Devo confessare un lato confuso (o una limitazione) nelle idee che mi sono fatto a proposito del legame che esiste tra l’affetto che può sconfinare nell’amore (veda la lettera che dovrei scriverle, caro Benigni, continuando col tono usato all’inizio) e le pratiche fisiche che possono esserci o non esserci per manifestare questo affetto o questo amore. Perché ingenerare confusione tra lettere che, usando le stesse espressioni, potrebbero avere fini diversi? Come distinguere una mia lettera da quella di un moderno Oscar Wilde che, dopo le belle parole, è sottinteso, vorrebbe anche metterle, o farsi mettere, “mani e altro” addosso?

    

E che sms  le scriverebbe, modernamente privato del pudore che, incredibile in un anticonformista come lui, troviamo nella lettera che lei ha letto, con la stessa partecipazione che mette nel leggere l’amore di Dante per Beatrice?

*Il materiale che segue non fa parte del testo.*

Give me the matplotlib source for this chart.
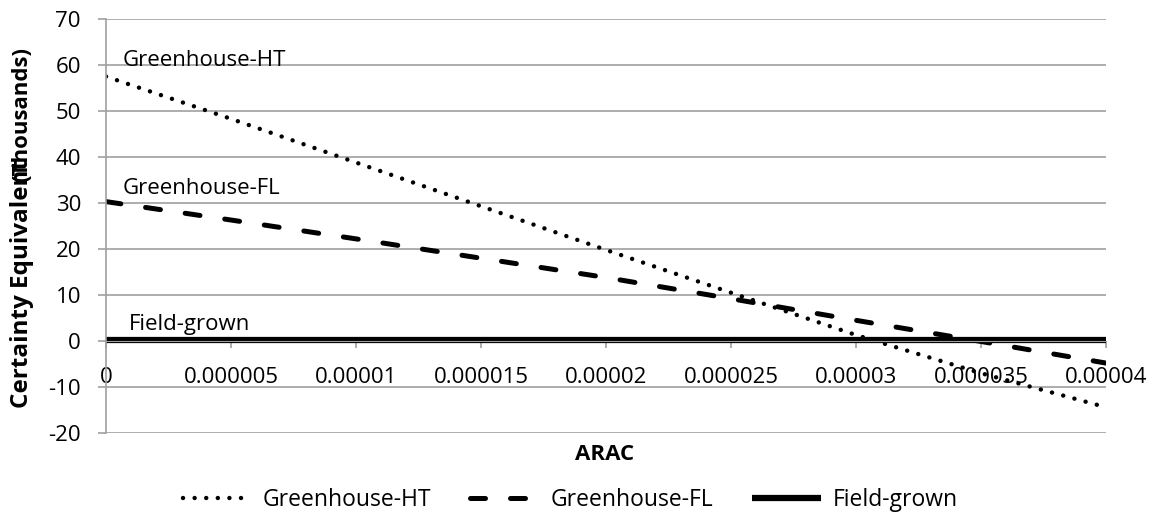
import matplotlib
matplotlib.use("Agg")
import matplotlib.pyplot as plt

# данные, CE в тысячах
arac = [0, 0.000005, 0.00001, 0.000015, 0.00002, 0.000025, 0.00003, 0.000035, 0.00004]
ce_ht = [57.5, 48.3, 38.8, 29.3, 19.8, 10.5, 1.3, -7.0, -14.4]
ce_fl = [30.3, 26.3, 22.2, 18.0, 13.8, 9.2, 4.5, -0.1, -4.8]
ce_field = [0.3, 0.3, 0.3, 0.3, 0.3, 0.3, 0.3, 0.3, 0.3]
series_names = ["Greenhouse-HT", "Greenhouse-FL", "Field-grown"]
x_tick_labels = ["0", "0.000005", "0.00001", "0.000015", "0.00002",
                 "0.000025", "0.00003", "0.000035", "0.00004"]
y_ticks = [-20, -10, 0, 10, 20, 30, 40, 50, 60, 70]

W, H = 1153, 519
plt.rcParams["font.family"] = ["Open Sans", "DejaVu Sans"]
FS = 16
GRAY = "#a0a0a0"

fig = plt.figure(figsize=(W / 100, H / 100), dpi=100)
ax = fig.add_axes([106 / W, 1 - 433 / H, 1000 / W, 414 / H])

ax.plot(arac, ce_ht, color="black", lw=3.2, linestyle=(0, (0.01, 2.6)),
        dash_capstyle="round", label=series_names[0])
ax.plot(arac, ce_fl, color="black", lw=3.6, linestyle=(0, (3.0, 5.0)),
        dash_capstyle="round", label=series_names[1])
ax.plot(arac, ce_field, color="black", lw=4.5, solid_capstyle="butt",
        label=series_names[2])

ax.set_xlim(0, 0.00004)
ax.set_ylim(-20, 70)
ax.set_xticks(arac)
ax.set_xticklabels(x_tick_labels)
ax.set_yticks(y_ticks)
ax.set_yticklabels([str(v) for v in y_ticks])

ax.set_axisbelow(True)
ax.yaxis.grid(True, color=GRAY, lw=1.2)
for s in ("top", "right"):
    ax.spines[s].set_visible(False)
ax.spines["bottom"].set_position(("data", 0))
ax.spines["bottom"].set_color(GRAY)
ax.spines["left"].set_color(GRAY)
ax.spines["left"].set_linewidth(1.2)
ax.tick_params(axis="x", direction="out", length=5, width=1.2, color=GRAY,
               pad=14, labelsize=FS)
ax.tick_params(axis="y", direction="out", length=6, width=1.2, color=GRAY,
               pad=12, labelsize=FS)

# подписи серий прямо на графике
ax.text(6.8e-7, 59.8, series_names[0], fontsize=FS, va="baseline")
ax.text(6.8e-7, 32.0, series_names[1], fontsize=FS, va="baseline")
ax.text(9.2e-7, 2.4, series_names[2], fontsize=FS, va="baseline")

# подписи осей (как в Excel: две части наезжают друг на друга)
fig.text(605 / W, 1 - 455 / H, "ARAC", fontsize=FS, fontweight="bold",
         ha="center", va="center")
fig.text(22 / W, 1 - 408 / H, "Certainty Equivalent", fontsize=17.5,
         fontweight="bold", rotation=90, ha="center", va="bottom")
fig.text(22 / W, 1 - 47 / H, "(Thousands)", fontsize=FS,
         fontweight="bold", rotation=90, ha="center", va="top")

fig.legend(loc="center", bbox_to_anchor=(570 / W, 1 - 500 / H), ncol=3,
           frameon=False, fontsize=16.5, handlelength=3.0, handletextpad=0.5,
           columnspacing=1.7, borderaxespad=0)

fig.savefig("out.png", dpi=100)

Perché fermarsi alla descrizione dei capelli e della loro bellezza e non far trapelare una delle manifestazioni fisiche che sembra siano inseparabili dalle descrizioni wildiane? Perché non prova a modernizzare linguaggio e riferimenti, con uno dei suoi celeberrimi guizzi, non sempre oxfordiani? Perché, la prossima volta, non sintetizza rendendo più chiaro il contenuto di quella lettera, o l’eventuale lettera di un moderno Wilde? Oso proporle una formidabile e chiarificatrice sintesi angelico-pecoreccia che, scherzosamente, un amico siciliano, ama fare. Eccola “Humm che beddi capiddi che ci havi… e che beddi occhi! Ti o mettesse e mi o mettesse ‘ntu culu!”